- [Task to carry out]: Below is a listing to write out in full, exactly as given, without its pictures.

::::::::::

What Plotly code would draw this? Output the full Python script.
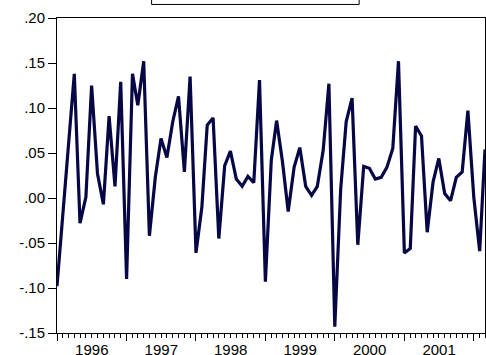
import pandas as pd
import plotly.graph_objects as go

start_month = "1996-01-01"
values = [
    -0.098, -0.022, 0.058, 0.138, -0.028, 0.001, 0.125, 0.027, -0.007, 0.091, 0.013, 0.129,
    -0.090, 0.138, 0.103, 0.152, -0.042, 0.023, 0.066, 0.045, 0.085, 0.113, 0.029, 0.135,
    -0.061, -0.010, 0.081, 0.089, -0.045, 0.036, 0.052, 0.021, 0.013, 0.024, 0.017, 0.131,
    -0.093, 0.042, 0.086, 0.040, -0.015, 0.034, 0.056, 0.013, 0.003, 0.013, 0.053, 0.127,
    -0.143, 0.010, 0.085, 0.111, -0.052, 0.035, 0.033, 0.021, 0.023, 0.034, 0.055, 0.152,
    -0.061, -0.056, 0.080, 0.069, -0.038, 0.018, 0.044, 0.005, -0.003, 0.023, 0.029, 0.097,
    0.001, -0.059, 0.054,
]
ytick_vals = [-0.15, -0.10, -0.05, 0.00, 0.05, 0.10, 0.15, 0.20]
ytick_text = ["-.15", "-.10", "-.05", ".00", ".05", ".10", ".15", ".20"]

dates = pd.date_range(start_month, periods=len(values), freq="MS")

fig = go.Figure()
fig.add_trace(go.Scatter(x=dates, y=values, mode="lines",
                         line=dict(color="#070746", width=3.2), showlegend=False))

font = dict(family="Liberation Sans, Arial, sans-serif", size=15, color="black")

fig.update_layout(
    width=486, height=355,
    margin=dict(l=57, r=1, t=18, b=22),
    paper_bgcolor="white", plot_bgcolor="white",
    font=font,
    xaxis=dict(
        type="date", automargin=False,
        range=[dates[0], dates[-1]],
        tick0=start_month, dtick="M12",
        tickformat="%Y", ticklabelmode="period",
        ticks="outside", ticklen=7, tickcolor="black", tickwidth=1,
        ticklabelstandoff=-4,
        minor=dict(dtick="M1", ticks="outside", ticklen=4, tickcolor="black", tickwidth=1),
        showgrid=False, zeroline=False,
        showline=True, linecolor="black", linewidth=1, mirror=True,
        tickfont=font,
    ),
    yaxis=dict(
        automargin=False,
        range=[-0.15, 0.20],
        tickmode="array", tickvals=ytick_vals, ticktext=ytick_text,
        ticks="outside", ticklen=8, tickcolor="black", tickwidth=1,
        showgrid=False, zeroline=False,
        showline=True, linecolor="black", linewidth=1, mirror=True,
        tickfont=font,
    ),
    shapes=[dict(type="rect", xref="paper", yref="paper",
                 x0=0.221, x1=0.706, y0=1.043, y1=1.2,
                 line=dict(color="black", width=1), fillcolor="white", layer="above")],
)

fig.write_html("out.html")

::::::::::

- [The result]:
What Plotly code would draw this? Output the full Python script.
import pandas as pd
import plotly.graph_objects as go

start_month = "1996-01-01"
values = [
    -0.098, -0.022, 0.058, 0.138, -0.028, 0.001, 0.125, 0.027, -0.007, 0.091, 0.013, 0.129,
    -0.090, 0.138, 0.103, 0.152, -0.042, 0.023, 0.066, 0.045, 0.085, 0.113, 0.029, 0.135,
    -0.061, -0.010, 0.081, 0.089, -0.045, 0.036, 0.052, 0.021, 0.013, 0.024, 0.017, 0.131,
    -0.093, 0.042, 0.086, 0.040, -0.015, 0.034, 0.056, 0.013, 0.003, 0.013, 0.053, 0.127,
    -0.143, 0.010, 0.085, 0.111, -0.052, 0.035, 0.033, 0.021, 0.023, 0.034, 0.055, 0.152,
    -0.061, -0.056, 0.080, 0.069, -0.038, 0.018, 0.044, 0.005, -0.003, 0.023, 0.029, 0.097,
    0.001, -0.059, 0.054,
]
ytick_vals = [-0.15, -0.10, -0.05, 0.00, 0.05, 0.10, 0.15, 0.20]
ytick_text = ["-.15", "-.10", "-.05", ".00", ".05", ".10", ".15", ".20"]

dates = pd.date_range(start_month, periods=len(values), freq="MS")

fig = go.Figure()
fig.add_trace(go.Scatter(x=dates, y=values, mode="lines",
                         line=dict(color="#070746", width=3.2), showlegend=False))

font = dict(family="Liberation Sans, Arial, sans-serif", size=15, color="black")

fig.update_layout(
    width=486, height=355,
    margin=dict(l=57, r=1, t=18, b=22),
    paper_bgcolor="white", plot_bgcolor="white",
    font=font,
    xaxis=dict(
        type="date", automargin=False,
        range=[dates[0], dates[-1]],
        tick0=start_month, dtick="M12",
        tickformat="%Y", ticklabelmode="period",
        ticks="outside", ticklen=7, tickcolor="black", tickwidth=1,
        ticklabelstandoff=-4,
        minor=dict(dtick="M1", ticks="outside", ticklen=4, tickcolor="black", tickwidth=1),
        showgrid=False, zeroline=False,
        showline=True, linecolor="black", linewidth=1, mirror=True,
        tickfont=font,
    ),
    yaxis=dict(
        automargin=False,
        range=[-0.15, 0.20],
        tickmode="array", tickvals=ytick_vals, ticktext=ytick_text,
        ticks="outside", ticklen=8, tickcolor="black", tickwidth=1,
        showgrid=False, zeroline=False,
        showline=True, linecolor="black", linewidth=1, mirror=True,
        tickfont=font,
    ),
    shapes=[dict(type="rect", xref="paper", yref="paper",
                 x0=0.221, x1=0.706, y0=1.043, y1=1.2,
                 line=dict(color="black", width=1), fillcolor="white", layer="above")],
)

fig.write_html("out.html")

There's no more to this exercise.